We are in a golden age for information: in one day, for example, I got to read a 3,800-word piece in Quillette on why social shaming could actually create the kind of hateful ideologies the shaming wants to halt (“In Defense of Offense”), almost 8,000 words from Mother Jones (published in 2014) on the takeover of Newsweek magazine by a Christian sect called The Community “Who’s behind Newsweek?”), and a something-over-2,300-word New York Times piece on older Americans leaving traditional living arrangements to travel the country, living full time in converted vans and buses (“The Real Burning Man: What it’s like to be a ‘full-time hobo — and why people do it”).

I made my way through 1,100 words of a treatise on how the philosopher Arthur Schopenhauer’s thinking can explain the doldrums of midlife (“How Schopenhauer’s thought can illuminate a midlife crisis") and agreed in many ways with 2,700 words’ worth of “Look at me: why attention-seeking is the defining need of our times” in The Guardian.

In all, my web history from one day lists 53 articles I read, from the involved to the ridiculous.

I learned not only that a Donkey Kong player classed as one of the best in the world had been stripped of his highest scores after it was determined he hadn’t been playing on the video game, but on a Donkey Kong emulator — and why using a game emulator would allow for cheating and higher scores.

And I learned that, in the video game Super Mario, the outlandish red and white ball atop the character Toad is, in fact, part of his head, not a hat.

But these riches can’t last.

It all makes me think of an article on single malt Scotch and the supply and demand equation I read in in the National Post in early January 2016 (“Drink ’em while you got ’em: It’s last call for the old whiskies, a victim of their own success”) by Adam McDowell.

The argument? That this is the golden age of single malts, but that it can’t last. With so many people seeking out rare whiskies, and with limited stocks and long lead-times to mature the spirits, whiskies that are affordable now will disappear from the market, as those with money drive up prices.

I think something of the reverse could happen in the golden age of information.

Information may have more reach than ever before, but people are often loath to pay even pennies for work that costs real money to produce.

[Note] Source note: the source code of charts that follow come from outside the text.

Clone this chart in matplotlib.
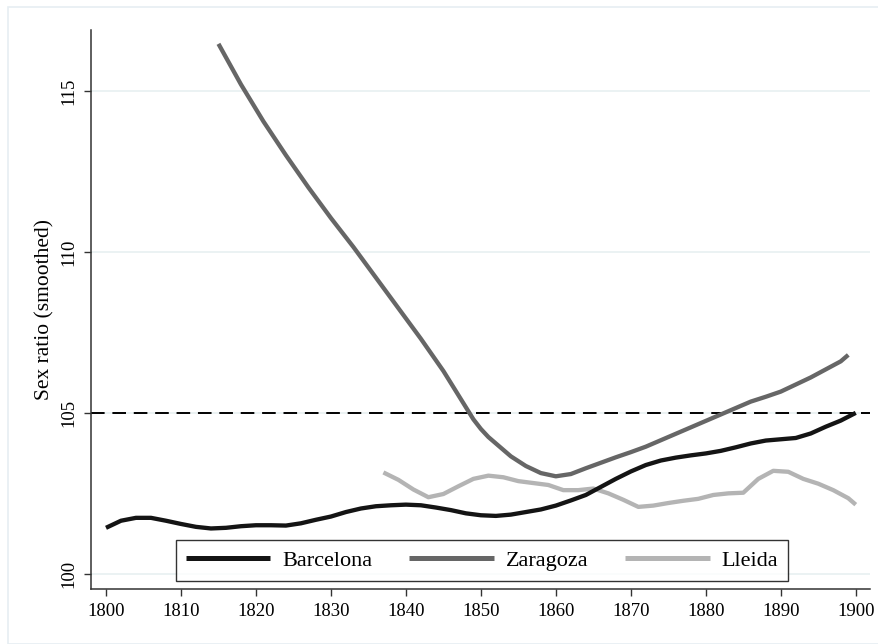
import matplotlib
matplotlib.use("Agg")
import matplotlib.pyplot as plt
from matplotlib.patches import Rectangle

plt.rcParams['font.family'] = ['Liberation Serif', 'DejaVu Serif']

barcelona_years = [1800, 1802, 1804, 1806, 1808, 1810, 1812, 1814, 1816, 1818, 1820, 1822, 1824,
                   1826, 1828, 1830, 1832, 1834, 1836, 1838, 1840, 1842, 1844, 1846, 1848, 1850,
                   1852, 1854, 1856, 1858, 1860, 1862, 1864, 1866, 1868, 1870, 1872, 1874, 1876,
                   1878, 1880, 1882, 1884, 1886, 1888, 1890, 1892, 1894, 1896, 1898, 1900]
barcelona_vals = [101.43, 101.65, 101.74, 101.74, 101.65, 101.55, 101.46, 101.41, 101.43, 101.48,
                  101.51, 101.51, 101.50, 101.57, 101.68, 101.78, 101.92, 102.03, 102.10, 102.13,
                  102.15, 102.13, 102.06, 101.98, 101.88, 101.82, 101.80, 101.84, 101.92, 102.00,
                  102.12, 102.28, 102.45, 102.70, 102.95, 103.18, 103.38, 103.52, 103.61, 103.68,
                  103.74, 103.82, 103.93, 104.05, 104.14, 104.18, 104.22, 104.36, 104.57, 104.76,
                  105.0]

zaragoza_years = [1815, 1818, 1821, 1824, 1827, 1830, 1833, 1836, 1839, 1842, 1845, 1847, 1849,
                  1850, 1851, 1852, 1854, 1856, 1858, 1860, 1862, 1864, 1866, 1868, 1870, 1872,
                  1874, 1876, 1878, 1880, 1882, 1884, 1886, 1888, 1890, 1892, 1894, 1896, 1898,
                  1899]
zaragoza_vals = [116.46, 115.20, 114.05, 113.00, 112.00, 111.05, 110.15, 109.20, 108.25, 107.30,
                 106.30, 105.55, 104.80, 104.50, 104.25, 104.05, 103.65, 103.35, 103.13, 103.03,
                 103.10, 103.28, 103.45, 103.62, 103.78, 103.95, 104.15, 104.35, 104.55, 104.75,
                 104.95, 105.15, 105.35, 105.50, 105.66, 105.88, 106.10, 106.35, 106.60, 106.80]

lleida_years = [1837, 1839, 1841, 1843, 1845, 1847, 1849, 1851, 1853, 1855, 1857, 1859, 1861,
                1863, 1865, 1867, 1869, 1871, 1873, 1875, 1877, 1879, 1881, 1883, 1885, 1887,
                1889, 1891, 1893, 1895, 1897, 1899, 1900]
lleida_vals = [103.15, 102.92, 102.62, 102.38, 102.48, 102.72, 102.95, 103.05, 103.00, 102.88,
               102.82, 102.76, 102.60, 102.60, 102.65, 102.50, 102.30, 102.08, 102.12, 102.20,
               102.27, 102.33, 102.45, 102.50, 102.52, 102.95, 103.20, 103.17, 102.95, 102.80,
               102.60, 102.35, 102.15]

x_ticks = [1800, 1810, 1820, 1830, 1840, 1850, 1860, 1870, 1880, 1890, 1900]
y_ticks = [100, 105, 110, 115]
reference_level = 105

fig = plt.figure(figsize=(8.79, 6.44), dpi=100)
fig.patches.append(Rectangle((8 / 879, 0), 1 - 8 / 879, 1 - 7 / 644, transform=fig.transFigure,
                             fill=False, edgecolor='#e6eef2', linewidth=1.2))
ax = fig.add_axes([91 / 879, 55 / 644, (870 - 91) / 879, (589 - 30) / 644])

for y in y_ticks:
    ax.axhline(y, color='#e8f0f1', linewidth=1.2, zorder=0)
ax.axhline(reference_level, color='black', linewidth=1.4, dashes=(7, 4), zorder=1)

ax.plot(barcelona_years, barcelona_vals, color='#141414', linewidth=3.1, label='Barcelona',
        solid_capstyle='butt', zorder=4)
ax.plot(zaragoza_years, zaragoza_vals, color='#666666', linewidth=3.1, label='Zaragoza',
        solid_capstyle='butt', zorder=3)
ax.plot(lleida_years, lleida_vals, color='#b4b4b4', linewidth=3.1, label='Lleida',
        solid_capstyle='butt', zorder=2)

ax.set_xlim(1798, 1901.9)
ax.set_ylim(99.53, 116.89)
ax.set_xticks(x_ticks)
ax.set_yticks(y_ticks)
ax.set_xticklabels([str(v) for v in x_ticks], fontsize=13.5)
ax.set_yticklabels([str(v) for v in y_ticks], fontsize=13.5, rotation=90, va='center')
ax.tick_params(axis='both', direction='out', length=5, width=1, color='#333333', pad=5)
for s in ['top', 'right']:
    ax.spines[s].set_visible(False)
for s in ['left', 'bottom']:
    ax.spines[s].set_color('#333333')
    ax.spines[s].set_linewidth(1.1)
ax.set_ylabel('Sex ratio (smoothed)', fontsize=15.5, labelpad=4)

leg = ax.legend(loc='lower center', bbox_to_anchor=(0.502, 0.0143), ncol=3, fontsize=16,
                frameon=True, fancybox=False, edgecolor='black', handlelength=3.8,
                columnspacing=1.65, handletextpad=0.55, borderpad=0.45, borderaxespad=0)
leg.get_frame().set_linewidth(1.0)
for line in leg.get_lines():
    line.set_linewidth(3.6)
leg.set_zorder(10)

fig.savefig('out.png', dpi=100)
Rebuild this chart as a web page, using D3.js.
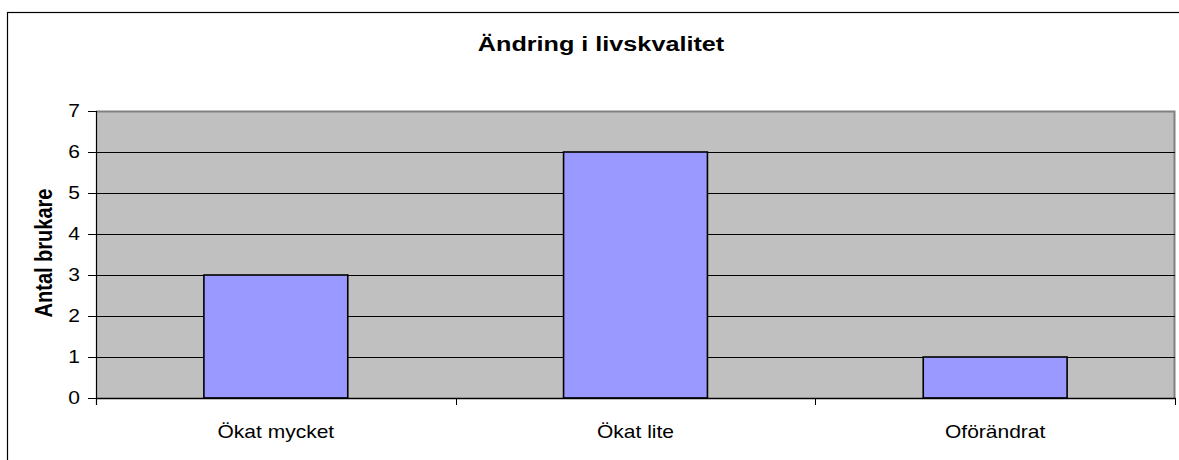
<!DOCTYPE html>
<html>
<head>
<meta charset="utf-8">
<script src="https://cdn.jsdelivr.net/npm/d3@7"></script>
<style>
  body { margin: 0; background: #fff; }
  text { font-family: Arial, "Liberation Sans", sans-serif; fill: #000; }
</style>
</head>
<body>
<div id="chart"></div>
<script>
  // data
  var categories = ["Ökat mycket", "Ökat lite", "Oförändrat"];
  var values = [3, 6, 1];
  var yTicks = [0, 1, 2, 3, 4, 5, 6, 7];
  var title = "Ändring i livskvalitet";
  var yTitle = "Antal brukare";

  var W = 1179, H = 460;
  var sx = 1.2; // text looks stretched sideways in the original
  var svg = d3.select("#chart").append("svg").attr("width", W).attr("height", H);

  // outer frame
  svg.append("rect")
    .attr("x", 7.5).attr("y", 12.5)
    .attr("width", W + 10).attr("height", H + 10)
    .attr("fill", "#fff").attr("stroke", "#000").attr("stroke-width", 1.2);

  var pLeft = 96, pRight = 1175, pTop = 111, pBottom = 398;

  var x = d3.scaleBand().domain(categories).range([pLeft, pRight]);
  var y = d3.scaleLinear().domain([0, 7]).range([pBottom, pTop]);

  // plot area
  svg.append("rect")
    .attr("x", pLeft).attr("y", pTop)
    .attr("width", pRight - pLeft).attr("height", pBottom - pTop)
    .attr("fill", "#c0c0c0");
  svg.append("path")
    .attr("d", "M" + pLeft + "," + (pTop + 0.5) + "H" + (pRight - 0.5) + "V" + pBottom)
    .attr("fill", "none").attr("stroke", "#808080").attr("stroke-width", 2);

  // gridlines
  svg.selectAll("line.grid")
    .data(yTicks.filter(function (d) { return d > 0 && d < 7; }))
    .enter().append("line")
      .attr("class", "grid")
      .attr("x1", pLeft).attr("x2", pRight)
      .attr("y1", function (d) { return Math.round(y(d)) + 0.5; })
      .attr("y2", function (d) { return Math.round(y(d)) + 0.5; })
      .attr("stroke", "#000").attr("stroke-width", 1);

  // bars
  var bw = x.bandwidth() * 0.4;
  svg.selectAll("rect.bar")
    .data(values)
    .enter().append("rect")
      .attr("class", "bar")
      .attr("x", function (d, i) { return x(categories[i]) + x.bandwidth() / 2 - bw / 2; })
      .attr("y", function (d) { return y(d); })
      .attr("width", bw)
      .attr("height", function (d) { return y(0) - y(d); })
      .attr("fill", "#9999ff")
      .attr("stroke", "#000").attr("stroke-width", 1.6);

  // y axis
  svg.append("line")
    .attr("x1", pLeft + 0.5).attr("x2", pLeft + 0.5)
    .attr("y1", pTop).attr("y2", pBottom + 7)
    .attr("stroke", "#000").attr("stroke-width", 1.2);
  svg.selectAll("line.ytick")
    .data(yTicks)
    .enter().append("line")
      .attr("x1", pLeft - 8).attr("x2", pLeft)
      .attr("y1", function (d) { return Math.round(y(d)) + 0.5; })
      .attr("y2", function (d) { return Math.round(y(d)) + 0.5; })
      .attr("stroke", "#000");
  svg.selectAll("text.ylab")
    .data(yTicks)
    .enter().append("text")
      .attr("text-anchor", "end")
      .attr("dy", "0.36em")
      .attr("font-size", "17.5px")
      .attr("transform", function (d) { return "translate(80," + y(d) + ") scale(" + sx + ",1)"; })
      .text(function (d) { return d; });

  // x axis
  svg.append("line")
    .attr("x1", pLeft).attr("x2", pRight + 1)
    .attr("y1", pBottom + 0.5).attr("y2", pBottom + 0.5)
    .attr("stroke", "#000").attr("stroke-width", 1.4);
  var bounds = categories.map(function (c) { return x(c); }).concat([pRight]);
  svg.selectAll("line.xtick")
    .data(bounds)
    .enter().append("line")
      .attr("x1", function (d) { return Math.round(d) + 0.5; })
      .attr("x2", function (d) { return Math.round(d) + 0.5; })
      .attr("y1", pBottom).attr("y2", pBottom + 7)
      .attr("stroke", "#000");
  svg.selectAll("text.xlab")
    .data(categories)
    .enter().append("text")
      .attr("text-anchor", "middle")
      .attr("font-size", "17.5px")
      .attr("transform", function (d) { return "translate(" + (x(d) + x.bandwidth() / 2) + ",438) scale(" + sx + ",1)"; })
      .text(function (d) { return d; });

  // titles
  svg.append("text")
    .attr("text-anchor", "middle")
    .attr("font-size", "21px").attr("font-weight", "bold")
    .attr("transform", "translate(601,51) scale(" + sx + ",1)")
    .text(title);
  svg.append("text")
    .attr("text-anchor", "middle")
    .attr("font-size", "20px").attr("font-weight", "bold")
    .attr("transform", "translate(52,253) scale(" + sx + ",1) rotate(-90)")
    .text(yTitle);
</script>
</body>
</html>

And without that money, the same kind of work can’t continue to be done.

Oh, and back to the Earth’s magnetic poles flipping?

I also read this week about the impending switch of the north and south magnetic poles — along with the suggestion that a coming switch could weaken the Earth’s magnetic field and allow solar flares to disrupt everything from long-term communication to power grids.

So maybe it’s all moot, anyway. But keep reading.